Even the Bible says livestock creates deserts but it’s blaming a resource (livestock) rather than its management (pastoralists).  Every NZ farmer knows grazing management is key to production and pasture composition.  Poor management leads to a decline in both.  Education and time management are solutions here, not technology.  It’s no different to blaming cars for road deaths when in fact it’s driver behaviour.  

So why is livestock the solution to desertifying environments?  Biological decay.  Landscapes with year-round moist soil surfaces decompose dead plant material.  Deserts severely limit that process.  However, livestock replace decomposition by fermenting biomass, all driven by free energy, sunlight.  Rumen moisture and gut microbes substitute what happens in soil elsewhere.  As Savory asks, what scalable tool other than livestock can achieve this?  It’s a point consistently beyond conservation and livestock agencies around the world.  

Monbiot rightly points out the problems of livestock production and its capture by large, well-funded corporations and institutions, but then so are the laboratory-grown food substitutes in the utopian world he promotes.  His ecological understanding is limited to the United Kingdom, where rewilding is now the great saviour, the same tool DoC employs because it works in moist environments.  Where rainfall is unreliable and disturbance absent, as the high country shows, ecology declines just like the US’s western national parks and two-thirds of the world’s land area.

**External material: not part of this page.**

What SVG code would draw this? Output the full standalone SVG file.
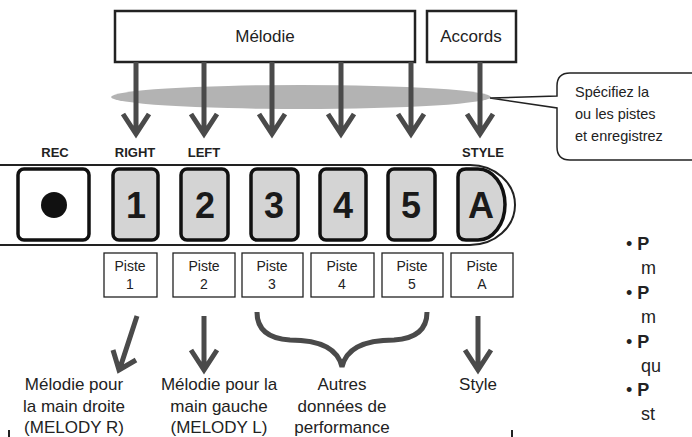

Savory’s focus these days is policy as he contends all the world’s problems come from how humans make decisions.  This was made clear to him in the early 1980s teaching 2000 US government personnel in policy workshops, where they discovered people make decisions in the same way.  It led to one group of professionals claiming all US policy was unsound.  Savory argues global migration is symptomatic of poor policy design, reflecting nothing has changed despite there being more scientists and economists than ever.

As global carbon policies divert resources away from people to feed themselves and generate economy where they are, how can the world ever be at peace?  Rural decline leads to social unrest.  As Savory has stated for 50 years, unless deserts return to grasslands, which also ties up carbon, expect social and political instability to increase along with atmospheric carbon levels while livestock numbers decline.